What is needed – Repeat the records below exactly, from the first line through the line containing "yticks = [0, 1, 2, 3, 4, 5]", and leave out any pictures.
** Start Records for this task **
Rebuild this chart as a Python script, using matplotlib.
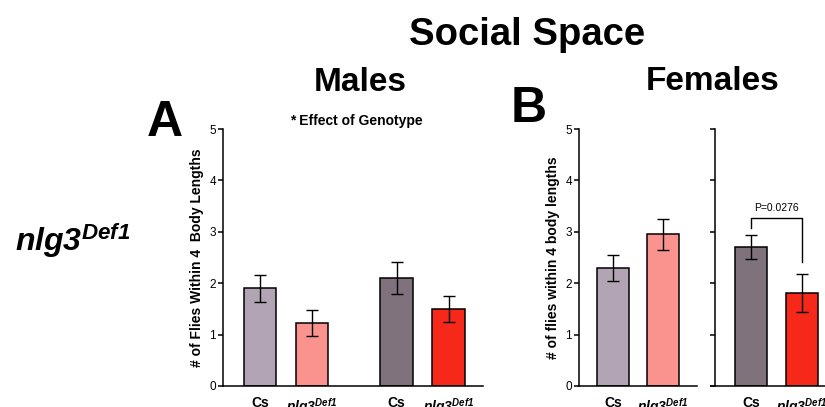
import matplotlib
matplotlib.use("Agg")
import matplotlib.pyplot as plt

plt.rcParams['font.family'] = ['Liberation Sans', 'DejaVu Sans']
plt.rcParams['mathtext.fontset'] = 'custom'
# only the genotype names use mathtext, so make every math font bold italic
plt.rcParams['mathtext.it'] = 'Liberation Sans:italic:bold'
plt.rcParams['mathtext.rm'] = 'Liberation Sans:italic:bold'
plt.rcParams['mathtext.bf'] = 'Liberation Sans:italic:bold'

# data
genotypes = ['Cs', r'$\mathit{nlg3}^{\mathit{Def1}}$']
yticks = [0, 1, 2, 3, 4, 5]

# males (panel A), two groups
males_means = [1.90, 1.22, 2.10, 1.50]
males_sem = [0.26, 0.25, 0.31, 0.25]

# females (panel B), two separate experiments
fem1_means = [2.30, 2.95]
fem1_sem = [0.25, 0.30]
fem2_means = [2.70, 1.80]
fem2_sem = [0.23, 0.37]
p_label = 'P=0.0276'

c_cs_light = '#b2a4b4'
c_nlg_light = '#fa938e'
c_cs_dark = '#7f727d'
c_nlg_dark = '#f5281a'

W, H = 825, 407
fig = plt.figure(figsize=(W / 100, H / 100), dpi=100)


def ax_px(left, right, top, bottom):
    return fig.add_axes([left / W, 1 - bottom / H, (right - left) / W, (bottom - top) / H])


def txt(x, y, s, **kw):
    fig.text(x / W, 1 - y / H, s, **kw)


def style(ax, labels=True):
    for side in ['top', 'right']:
        ax.spines[side].set_visible(False)
    for side in ['left', 'bottom']:
        ax.spines[side].set_linewidth(1.1)
    ax.set_ylim(0, 5)
    ax.set_yticks(yticks)
    ax.tick_params(axis='y', direction='out', length=3.6, width=1.1, pad=1.5,
                   labelsize=8.5, labelleft=labels)
    ax.tick_params(axis='x', length=0, pad=7, labelsize=10)
    for t in ax.get_xticklabels():
        t.set_fontweight('bold')


def bars(ax, xs, means, sems, colors, width):
    ax.bar(xs, means, width=width, color=colors, edgecolor='black', linewidth=1.1, zorder=2)
    ax.errorbar(xs, means, yerr=sems, fmt='none', ecolor='black', elinewidth=1.0,
                capsize=4.3, capthick=1.0, zorder=3)


# panel A - males
axA = ax_px(223, 483, 129, 386)
xA = [0, 1, 2.63, 3.63]
bars(axA, xA, males_means, males_sem, [c_cs_light, c_nlg_light, c_cs_dark, c_nlg_dark], 0.63)
axA.set_xlim(-0.71, 4.29)
axA.set_xticks(xA)
axA.set_xticklabels(genotypes * 2)
style(axA)
axA.set_ylabel('# of Flies Within 4  Body Lengths', fontsize=10, fontweight='bold', labelpad=4)

# panel B - females, first experiment
axB1 = ax_px(579, 697, 129, 386)
xB = [0, 1]
bars(axB1, xB, fem1_means, fem1_sem, [c_cs_light, c_nlg_light], 0.64)
axB1.set_xlim(-0.68, 1.68)
axB1.set_xticks(xB)
axB1.set_xticklabels(genotypes)
style(axB1)
axB1.set_ylabel('# of flies within 4 body lengths', fontsize=10, fontweight='bold', labelpad=4)

# panel B - females, second experiment
axB2 = ax_px(715, 825, 129, 386)
bars(axB2, xB, fem2_means, fem2_sem, [c_cs_dark, c_nlg_dark], 0.64)
axB2.set_xlim(-0.72, 1.46)
axB2.set_xticks(xB)
axB2.set_xticklabels(genotypes)
style(axB2, labels=False)
axB2.spines['bottom'].set_bounds(-0.8, 1.46)

# significance bracket
yb = 3.27
axB2.plot([xB[0], xB[0], xB[1], xB[1]], [3.07, yb, yb, 2.41], color='black', lw=1.0,
          clip_on=False)
axB2.text(0.5, yb + 0.1, p_label, ha='center', va='bottom', fontsize=7.5)

# headings and labels
txt(527, 45, 'Social Space', ha='center', va='baseline', fontsize=27.5, fontweight='bold')
txt(360, 91, 'Males', ha='center', va='baseline', fontsize=24, fontweight='bold')
txt(713, 90, 'Females', ha='center', va='baseline', fontsize=24, fontweight='bold')
txt(165, 136, 'A', ha='center', va='baseline', fontsize=36, fontweight='bold')
txt(529, 122, 'B', ha='center', va='baseline', fontsize=36, fontweight='bold')
txt(356, 125, '* Effect of Genotype', ha='center', va='baseline', fontsize=10, fontweight='bold')
txt(15, 251, r'$\mathit{nlg3}^{\mathit{Def1}}$', ha='left', va='baseline', fontsize=23)

fig.savefig('out.png', dpi=100)
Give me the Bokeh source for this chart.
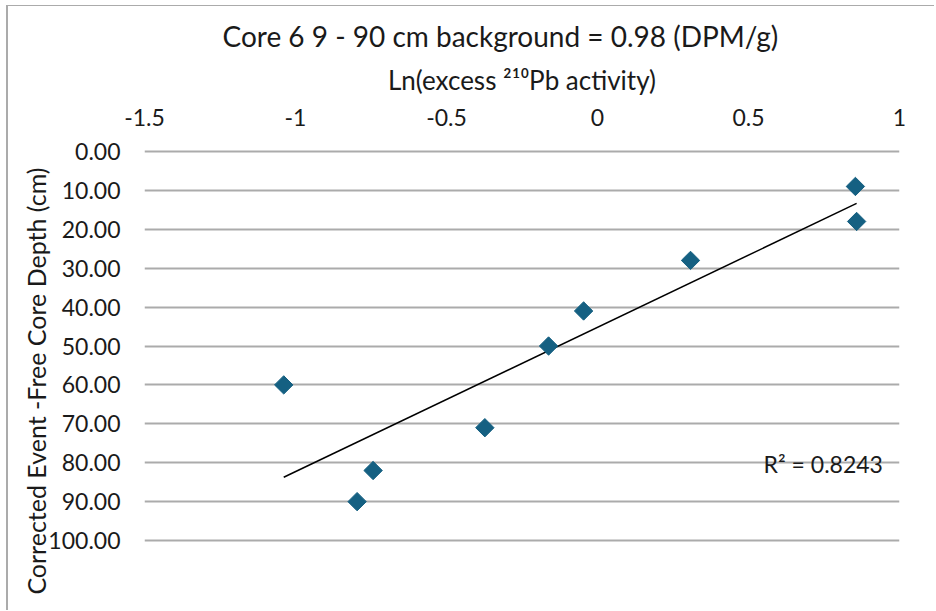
import numpy as np
from bokeh.plotting import figure
from bokeh.models import Range1d, FixedTicker, PrintfTickFormatter, Label, ColumnDataSource, Title
from bokeh.embed import file_html
from bokeh.resources import INLINE

# ---- data ----
ln_excess_pb = [0.854, 0.858, 0.308, -0.046, -0.162, -1.039, -0.373, -0.743, -0.796]
depth_cm = [9, 18, 28, 41, 50, 60, 71, 82, 90]
x_ticks = [-1.5, -1.0, -0.5, 0.0, 0.5, 1.0]
x_tick_labels = ["-1.5", "-1", "-0.5", "0", "0.5", "1"]
y_ticks = [0, 10, 20, 30, 40, 50, 60, 70, 80, 90, 100]
r2_label = "R² = 0.8243"
title_text = "Core 6 9 - 90 cm background = 0.98 (DPM/g)"
x_title = "Ln(excess ²¹⁰Pb activity)"
y_title = "Corrected Event -Free Core Depth (cm)"

FONT = "Lato"
TXT = "#1a1a1a"
MARK = "#156082"
GRID = "#ababab"

p = figure(width=928, height=605, output_backend="svg", toolbar_location=None,
           x_range=Range1d(-1.5, 1.0), y_range=Range1d(100.5, -0.5),
           x_axis_location="above",
           min_border_left=136, min_border_right=37, min_border_top=143, min_border_bottom=69,
           background_fill_color="white", border_fill_color="white")
p.styles = {"border-left": "2px solid #ababab", "border-top": "1px solid #ababab",
            "margin-left": "6px", "margin-top": "5px"}
p.outline_line_color = None

# title
p.title.text = title_text
p.title.text_font = FONT
p.title.text_font_size = "28px"
p.title.text_font_style = "normal"
p.title.text_color = TXT
p.title.align = "left"
p.title.offset = 78
p.title.standoff = 16

# x axis (top)
xa = p.xaxis[0]
xa.ticker = FixedTicker(ticks=x_ticks)
xa.major_label_overrides = {t: l for t, l in zip(x_ticks, x_tick_labels)}
xa.axis_line_color = None
xa.major_tick_line_color = None
xa.minor_tick_line_color = None
xa.major_tick_out = 0
xa.major_tick_in = 0
xa.major_label_standoff = 24
xa.major_label_text_font = FONT
xa.major_label_text_font_size = "23px"
xa.major_label_text_color = TXT
xa.axis_label = x_title
xa.axis_label_text_font = FONT
xa.axis_label_text_font_size = "26px"
xa.axis_label_text_font_style = "normal"
xa.axis_label_text_color = TXT
xa.axis_label_standoff = 10

# y axis
ya = p.yaxis[0]
ya.ticker = FixedTicker(ticks=y_ticks)
ya.formatter = PrintfTickFormatter(format="%.2f")
ya.axis_line_color = None
ya.major_tick_line_color = None
ya.minor_tick_line_color = None
ya.major_tick_out = 0
ya.major_tick_in = 0
ya.major_label_standoff = 24
ya.major_label_text_font = FONT
ya.major_label_text_font_size = "23px"
ya.major_label_text_color = TXT

p.xgrid.grid_line_color = None
p.ygrid.ticker = FixedTicker(ticks=y_ticks)
p.ygrid.grid_line_color = GRID
p.ygrid.grid_line_width = 2

# linear trendline (depth on ln activity), as Excel does
xs = np.array(ln_excess_pb)
ys = np.array(depth_cm)
slope, intercept = np.polyfit(xs, ys, 1)
tx = np.array([xs.min(), xs.max()])
p.line(tx, slope * tx + intercept, line_color="black", line_width=1.5)

src = ColumnDataSource(dict(x=ln_excess_pb, y=depth_cm))
p.scatter("x", "y", source=src, marker="square", size=13, angle=np.pi / 4,
          fill_color=MARK, line_color=MARK)

p.add_layout(Label(x=0.55, y=80.4, text=r2_label, text_font=FONT, text_font_size="23px",
                   text_color=TXT, text_baseline="middle", text_align="left"))

yt = Title(text=y_title, align="right", offset=18, text_font=FONT, text_font_size="25px",
           text_font_style="normal", text_color=TXT, standoff=0)
try:
    yt.standoff = -11
except Exception:
    pass
p.add_layout(yt, "left")

open("out.html", "w").write(file_html(p, INLINE))
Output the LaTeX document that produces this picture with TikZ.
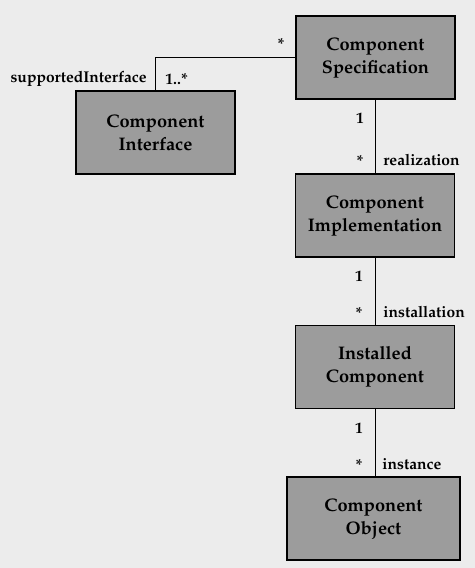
\documentclass[tikz,border=0pt]{standalone}
\usepackage[T1]{fontenc}
\usepackage{mathpazo}
\definecolor{pagegray}{HTML}{ECECEC}
\definecolor{boxgray}{HTML}{9C9C9C}
\tikzset{
    classbox/.style={draw=black, fill=boxgray, line width=0.7pt,
        minimum width=79.5pt, minimum height=41.5pt, align=center,
        font=\fontsize{9.1}{11.5}\selectfont\bfseries, inner sep=0pt},
    assoc/.style={draw=black, line width=0.5pt},
    mult/.style={font=\fontsize{7.8}{9}\selectfont\bfseries, inner sep=0pt}
}

\begin{document}
\begin{tikzpicture}[x=0.5pt, y=-0.5pt]
    \fill[pagegray] (0,0) rectangle (475,568);
    \useasboundingbox (0,0) rectangle (475,568);

    % classes
    \node[classbox] (spec) at (375.5,57.5) {Component\\Specification};
    \node[classbox] (iface) at (155.5,132.5) {Component\\Interface};
    \node[classbox] (impl) at (375,215.5) {Component\\Implementation};
    \node[classbox] (inst) at (375,367) {Installed\\Component};
    \node[classbox, minimum width=86.5pt] (obj) at (373.5,518.5) {Component\\Object};

    % associations
    \draw[assoc] (iface.north) |- (spec.west);
    \draw[assoc] (spec.south) -- (spec.south |- impl.north);
    \draw[assoc] (impl.south) -- (impl.south |- inst.north);
    \draw[assoc] (inst.south) -- (inst.south |- obj.north);

    % multiplicities and role names
    \node[mult] (m1) at (281,44) {*};
    \node[mult, anchor=east] (r1) at (147,79) {supportedInterface};
    \node[mult, anchor=west] (m2) at (165,79) {1..*};
    \node[mult] (m3) at (360,118) {1};
    \node[mult] (m4) at (360,161) {*};
    \node[mult, anchor=west] (r2) at (383,160) {realization};
    \node[mult] (m5) at (359,276) {1};
    \node[mult] (m6) at (359,313) {*};
    \node[mult, anchor=west] (r3) at (383,312) {installation};
    \node[mult] (m7) at (359,428) {1};
    \node[mult] (m8) at (359,465) {*};
    \node[mult, anchor=west] (r4) at (382,464) {instance};
\end{tikzpicture}
\end{document}
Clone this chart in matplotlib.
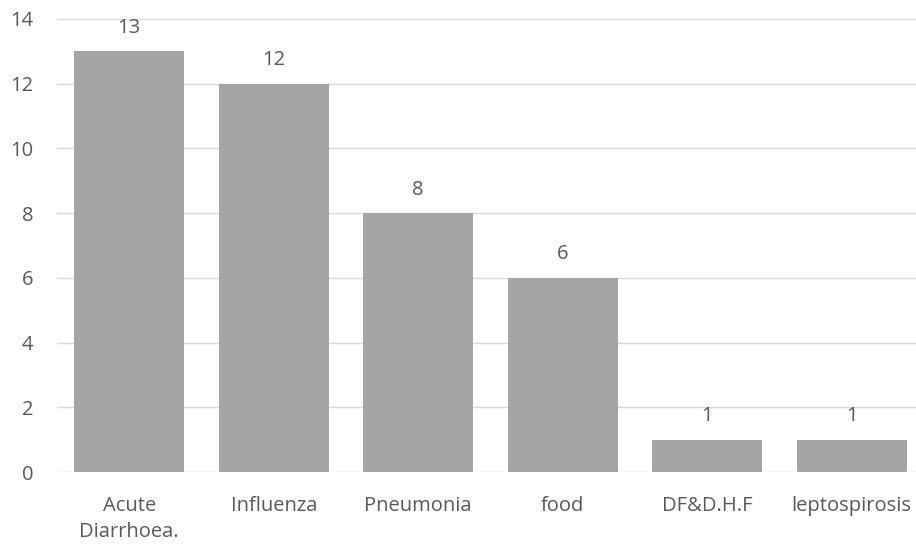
** End Records for this task **
In response –
Rebuild this chart as a Python script, using matplotlib.
import matplotlib
matplotlib.use("Agg")
import matplotlib.pyplot as plt

plt.rcParams['font.family'] = ['Liberation Sans', 'DejaVu Sans']
plt.rcParams['mathtext.fontset'] = 'custom'
# only the genotype names use mathtext, so make every math font bold italic
plt.rcParams['mathtext.it'] = 'Liberation Sans:italic:bold'
plt.rcParams['mathtext.rm'] = 'Liberation Sans:italic:bold'
plt.rcParams['mathtext.bf'] = 'Liberation Sans:italic:bold'

# data
genotypes = ['Cs', r'$\mathit{nlg3}^{\mathit{Def1}}$']
yticks = [0, 1, 2, 3, 4, 5]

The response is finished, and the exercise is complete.